Trabajar desde mi cuarto tiene ventajas importantísimas (como nunca llegar tarde, por ejemplo), pero acarrea desventajas pesadas a la hora de la balanza -además de no poder faltar nunca-. Por si fuera poco, desde hace un tiempito tengo los horarios trastocados, y me quedo toda la madrugada despierto. Por eso mismo, el mensaje sonó realmente fuerte en mi cabeza… seguramente más fuerte que en el propio celular.
«Me acaban de despedir. Carajo mierda!… almorzamos mañana?»
Bienvenida a mí mundo pensé por unos instantes, por aquello de mal de muchos consuelo de tontos. Pero después, obviamente, me repuse: Majo no está en la misma condición que yo, ni tiene padres que le guardaron el cuarto igual que cuando se fue. «Si claro… igual ese diario es una mierda. vos seguís siendo mi periodista preferida!».
Hacía muchísimo tiempo que no iba a la Ciudad Vieja. Por lo menos no de día, y sin que estuviera implicado algún trámite particular. A eso de las 12.30 pasé a buscar a Majo por su casa, y recorrimos el barrio en busca de ese restaurant tan fantástico que yo, obviamente, no conocía. Tampoco sé cómo volver. Almorzamos y conversamos como si fuera la última vez que nos fueramos a ver, y técnicamente era una de las primeras: desde que dejamos la facultad realmente nos habíamos visto muy poco, y últimamente teníamos más conversaciones por msn que otra cosa. Después de comer, caminamos un rato más por las plazas, aunque yo me divertí bastante más mirando a la gente. Me encanta escuchar las conversaciones, inventar la historia y terminarla. Ver cómo aquellos dos se pelean por una huevada, cómo aquellos tres discuten de negocios sentados en La Pasiva, o ver como aquel viaja apuradísimo porque es claro que llega tarde.

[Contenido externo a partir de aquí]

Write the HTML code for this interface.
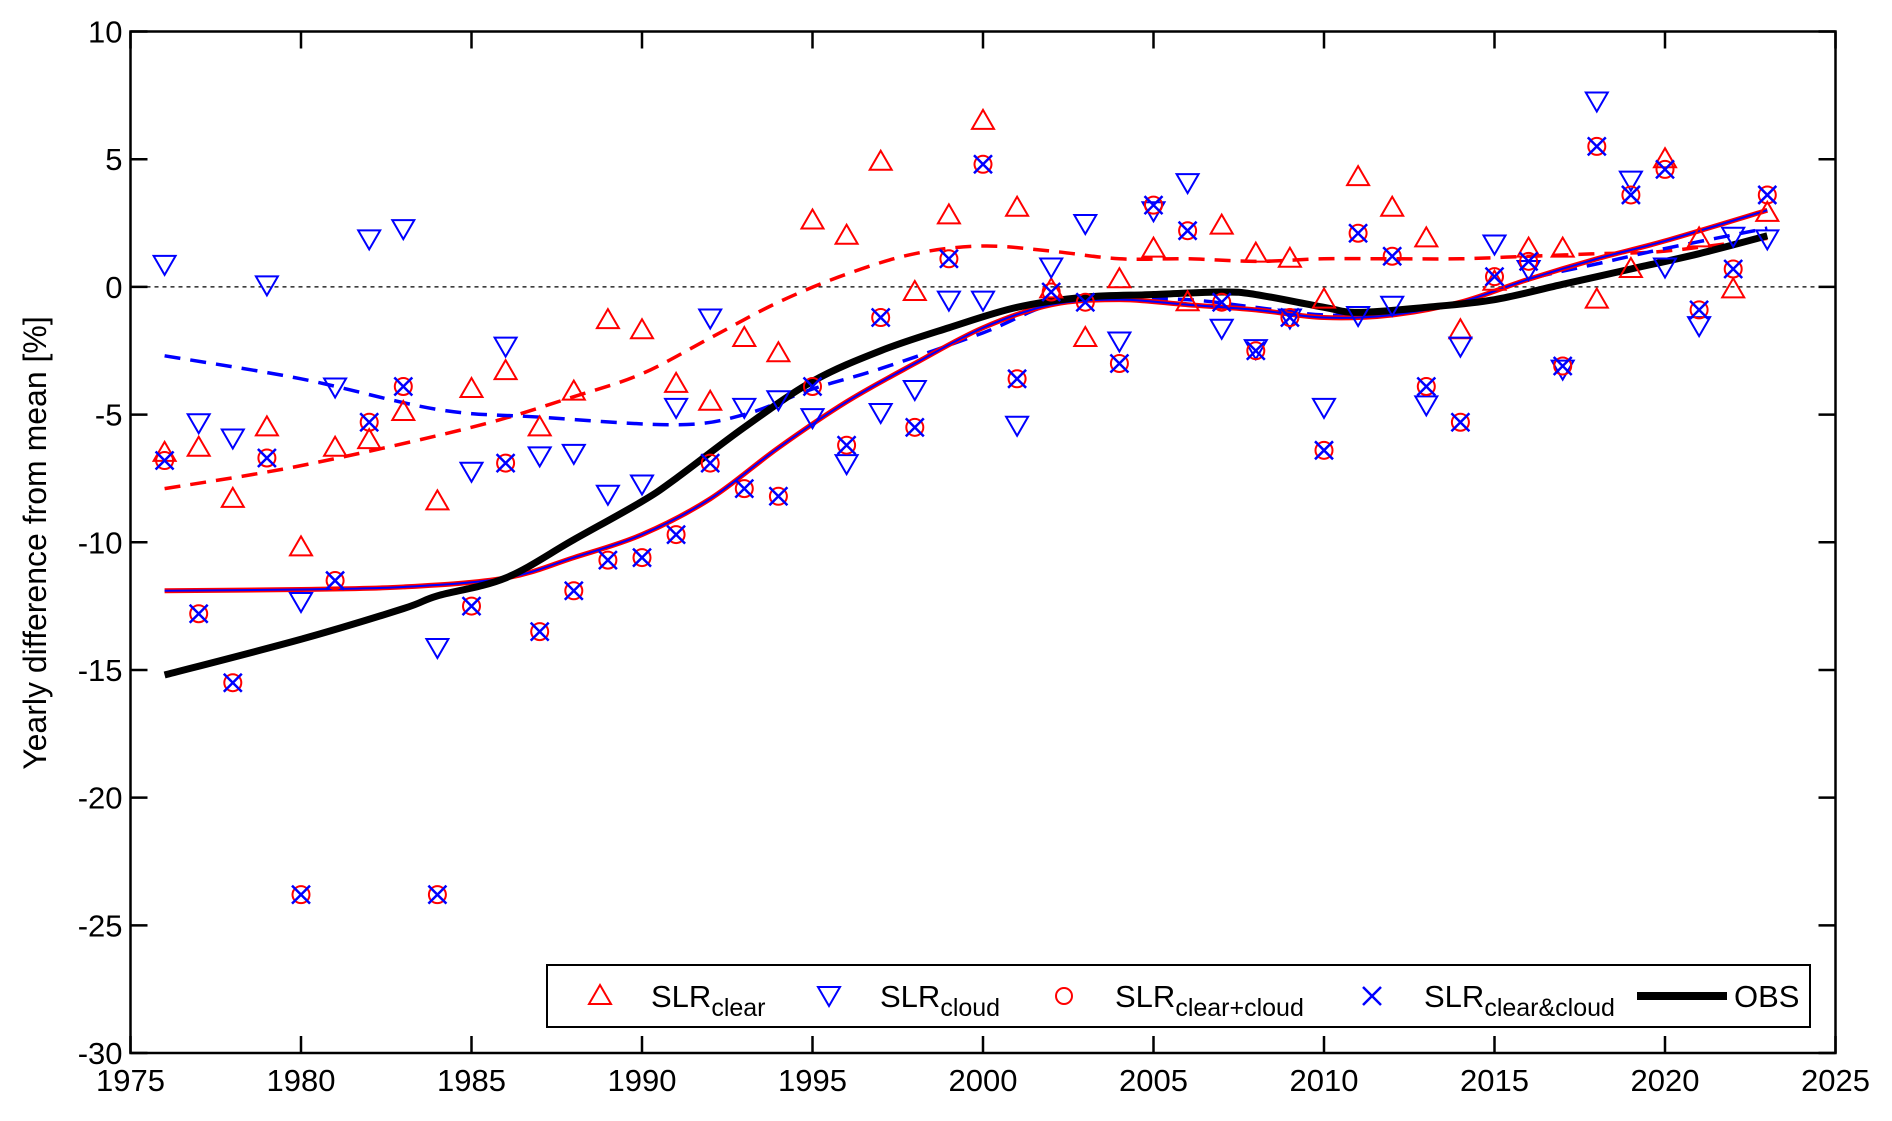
<!DOCTYPE html>
<html><head><meta charset="utf-8">
<style>
html,body{margin:0;padding:0;background:#fff;}
svg{display:block;font-family:"Liberation Sans",Arial,sans-serif;}
</style></head>
<body>
<svg id="chart" width="1892" height="1121" viewBox="0 0 1892 1121">
  <g id="grid"></g>
  <g id="series"></g>
  <g id="axes"></g>
  <text x="0" y="0" transform="translate(46,543) rotate(-90)" text-anchor="middle" font-size="32" fill="#000">Yearly difference from mean [%]</text>
  <g>
    <rect x="547" y="965" width="1263" height="62" fill="#fff" stroke="#000" stroke-width="2"/>
    <g>
      <polygon points="600,985 611,1004 589,1004" fill="none" stroke="#f00" stroke-width="2"/>
      <text x="651" y="1007" font-size="31">SLR<tspan font-size="25" dy="9">clear</tspan></text>
    </g>
    <g>
      <polygon points="818,987 840,987 829,1006" fill="none" stroke="#00f" stroke-width="2"/>
      <text x="880" y="1007" font-size="31">SLR<tspan font-size="25" dy="9">cloud</tspan></text>
    </g>
    <g>
      <circle cx="1064" cy="996" r="8" fill="none" stroke="#f00" stroke-width="2"/>
      <text x="1115" y="1007" font-size="31">SLR<tspan font-size="25" dy="9">clear+cloud</tspan></text>
    </g>
    <g>
      <path d="M1363,987 L1381,1005 M1381,987 L1363,1005" stroke="#00f" stroke-width="2.5"/>
      <text x="1424" y="1007" font-size="31">SLR<tspan font-size="25" dy="9">clear&amp;cloud</tspan></text>
    </g>
    <g>
      <line x1="1637" y1="996" x2="1727" y2="996" stroke="#000" stroke-width="8"/>
      <text x="1734" y="1007" font-size="31">OBS</text>
    </g>
  </g>
</svg>
<script>
const years = [];
for (let y = 1976; y <= 2023; y++) years.push(y);
const slrClear = [-6.5,-6.3,-8.3,-5.5,-10.2,-6.3,-6.0,-4.9,-8.4,-4.0,-3.3,-5.5,-4.1,-1.3,-1.7,-3.8,-4.5,-2.0,-2.6,2.6,2.0,4.9,-0.2,2.8,6.5,3.1,-0.1,-2.0,0.3,1.5,-0.6,2.4,1.3,1.1,-0.5,4.3,3.1,1.9,-1.7,0.2,1.5,1.5,-0.5,0.7,5.0,1.9,-0.1,2.9];
const slrCloud = [0.9,-5.3,-5.9,0.1,-12.3,-3.9,1.9,2.3,-14.1,-7.2,-2.3,-6.6,-6.5,-8.1,-7.7,-4.7,-1.2,-4.7,-4.4,-5.1,-6.9,-4.9,-4.0,-0.5,-0.5,-5.4,0.8,2.5,-2.1,3.0,4.1,-1.6,-2.4,-1.2,-4.7,-1.1,-0.7,-4.6,-2.3,1.7,0.7,-3.2,7.3,4.2,0.8,-1.5,2.0,1.9];
const slrCombined = [-6.8,-12.8,-15.5,-6.7,-23.8,-11.5,-5.3,-3.9,-23.8,-12.5,-6.9,-13.5,-11.9,-10.7,-10.6,-9.7,-6.9,-7.9,-8.2,-3.9,-6.2,-1.2,-5.5,1.1,4.8,-3.6,-0.2,-0.6,-3.0,3.2,2.2,-0.6,-2.5,-1.2,-6.4,2.1,1.2,-3.9,-5.3,0.4,1.0,-3.1,5.5,3.6,4.6,-0.9,0.7,3.6];
const fitClearYears = [1976,1980,1985,1988,1990,1992,1994,1996,1998,2000,2002,2004,2006,2008,2010,2012,2014,2016,2018,2020,2023];
const fitClearVals = [-7.9,-7.0,-5.5,-4.3,-3.4,-2.0,-0.6,0.5,1.3,1.6,1.4,1.1,1.1,1.0,1.1,1.1,1.1,1.2,1.3,1.4,1.9];
const fitCloudYears = [1976,1980,1984,1987,1991,1993,1995,1997,2000,2002,2004,2006,2008,2010,2012,2014,2016,2018,2020,2023];
const fitCloudVals = [-2.7,-3.6,-4.8,-5.1,-5.4,-5.0,-4.0,-3.2,-1.8,-0.7,-0.5,-0.5,-0.8,-1.1,-1.0,-0.6,0.3,0.9,1.5,2.3];
const fitCombYears = [1976,1980,1983,1986,1988,1990,1992,1994,1996,1998,2000,2002,2004,2006,2008,2010,2012,2014,2016,2018,2020,2023];
const fitCombVals = [-11.9,-11.85,-11.75,-11.4,-10.6,-9.7,-8.3,-6.3,-4.5,-3.0,-1.6,-0.7,-0.5,-0.7,-0.9,-1.2,-1.1,-0.6,0.3,1.1,1.8,3.0];
const obsYears = [1976,1980,1983,1984,1986,1988,1990,1991,1993,1995,1997,1999,2001,2003,2005,2007,2008,2010,2011,2013,2015,2017,2019,2021,2023];
const obsVals = [-15.2,-13.8,-12.6,-12.1,-11.4,-9.9,-8.4,-7.5,-5.5,-3.7,-2.5,-1.6,-0.8,-0.4,-0.3,-0.2,-0.3,-0.8,-1.0,-0.8,-0.5,0.1,0.7,1.3,2.0];
const xTicks = [1975,1980,1985,1990,1995,2000,2005,2010,2015,2020,2025];
const yTicks = [10,5,0,-5,-10,-15,-20,-25,-30];

const L=130.5,R=1835.5,T=31.5,B=1053;
const X = v => L + (v-1975)/50*(R-L);
const Y = v => T + (10-v)/40*(B-T);
const NS='http://www.w3.org/2000/svg';
function mk(tag, attrs, parent){const e=document.createElementNS(NS,tag);for(const k in attrs)e.setAttribute(k,attrs[k]);parent.appendChild(e);return e;}
const grid=document.getElementById('grid'), ser=document.getElementById('series'), ax=document.getElementById('axes');

let zl=mk('line',{x1:L,y1:Y(0),x2:R,y2:Y(0),stroke:'#000','stroke-width':1.3,'stroke-dasharray':'4,4'},grid);



function smoothPath(xs, ys){
  const p = xs.map((x,i)=>[X(x),Y(ys[i])]);
  let d='M'+p[0][0]+','+p[0][1];
  for(let i=0;i<p.length-1;i++){
    const p0=p[Math.max(0,i-1)],p1=p[i],p2=p[i+1],p3=p[Math.min(p.length-1,i+2)];
    const c1=[p1[0]+(p2[0]-p0[0])/6,p1[1]+(p2[1]-p0[1])/6];
    const c2=[p2[0]-(p3[0]-p1[0])/6,p2[1]-(p3[1]-p1[1])/6];
    d+=' C'+c1[0]+','+c1[1]+' '+c2[0]+','+c2[1]+' '+p2[0]+','+p2[1];
  }
  return d;
}
let e;
e=mk('path',{d:smoothPath(fitClearYears,fitClearVals),fill:'none',stroke:'#f00','stroke-width':3.5,'stroke-dasharray':'16,10'},ser);


e=mk('path',{d:smoothPath(fitCloudYears,fitCloudVals),fill:'none',stroke:'#00f','stroke-width':3.5,'stroke-dasharray':'16,10'},ser);


e=mk('path',{d:smoothPath(fitCombYears,fitCombVals),fill:'none',stroke:'#f00','stroke-width':5},ser);


e=mk('path',{d:smoothPath(fitCombYears,fitCombVals),fill:'none',stroke:'#00f','stroke-width':2},ser);


e=mk('path',{d:smoothPath(obsYears,obsVals),fill:'none',stroke:'#000','stroke-width':7,'stroke-linejoin':'round'},ser);



years.forEach((yr,i)=>{
  const x=X(yr);
  let y=Y(slrClear[i]);
  let m=mk('polygon',{points:`${x},${y-11} ${x+11},${y+8} ${x-11},${y+8}`,fill:'none',stroke:'#f00','stroke-width':2},ser);
  
  
  y=Y(slrCloud[i]);
  m=mk('polygon',{points:`${x-11},${y-8} ${x+11},${y-8} ${x},${y+11}`,fill:'none',stroke:'#00f','stroke-width':2},ser);
  
  
  y=Y(slrCombined[i]);
  m=mk('circle',{cx:x,cy:y,r:8.5,fill:'none',stroke:'#f00','stroke-width':2},ser);
  
  
  m=mk('path',{d:`M${x-9},${y-9} L${x+9},${y+9} M${x+9},${y-9} L${x-9},${y+9}`,stroke:'#00f','stroke-width':2.5},ser);
  
  
});

e=mk('rect',{x:L,y:T,width:R-L,height:B-T,fill:'none',stroke:'#000','stroke-width':2.5},ax);


xTicks.forEach(t=>{
  const x=X(t);
  let l=mk('path',{d:`M${x},${B} V${B-17} M${x},${T} V${T+17}`,stroke:'#000','stroke-width':2.5},ax);
  
  
  let tx=mk('text',{x:x,y:B+38,'text-anchor':'middle','font-size':31},ax);
  tx.textContent=t;
  
  
});
yTicks.forEach(t=>{
  const y=Y(t);
  let l=mk('path',{d:`M${L},${y} H${L+17} M${R},${y} H${R-17}`,stroke:'#000','stroke-width':2.5},ax);
  
  
  let tx=mk('text',{x:L-8,y:y+11,'text-anchor':'end','font-size':31},ax);
  tx.textContent=t;
  
  
});
</script>
</body></html>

Calentamiento global mediante, el día se prestaba para estar en otro lado, caminando por la rambla, paseando por el prado, qué sé yo… lejos de la ciudad propiamente dicha. Pero como no había ánimos, nos sentamos frente al Mausoleo a disfrutar del sol. Y fue perfecto. Hablamos de la vida, de cosas que no tienen sentido, de cosas que solo tienen sentido para algunos, del calor, de los viajes, de qué bueno sería ganarse de una buena vez el maldito 5 de oro, de los lentes, de cómo la gente no le duele la cabeza con el sol, y de por qué todos los niños tienen la necesidad imperiosa de correr como poseídos contra el muro inclinado del mausoleo e intentar llegar al borde.
Y ahí me di cuenta de cuánto extrañaba eso. Tener a alguien al lado con quien compartir un nonsense puro y duro sin que importe nada más que saber cuándo se va a correr la nube que ahora está tapando el sol, porque además ninguno de los dos tenía trabajo para hacer. Y no hablo de tener a Majo como esa persona… no. Más bien tener a alguien como ella. Como ella en ese momento.
La nube finalmente no se corrió, así que nos autoinvitamos un café y un jugo de naranja, y quedamos en averiguar pasajes para escaparnos a algún lado.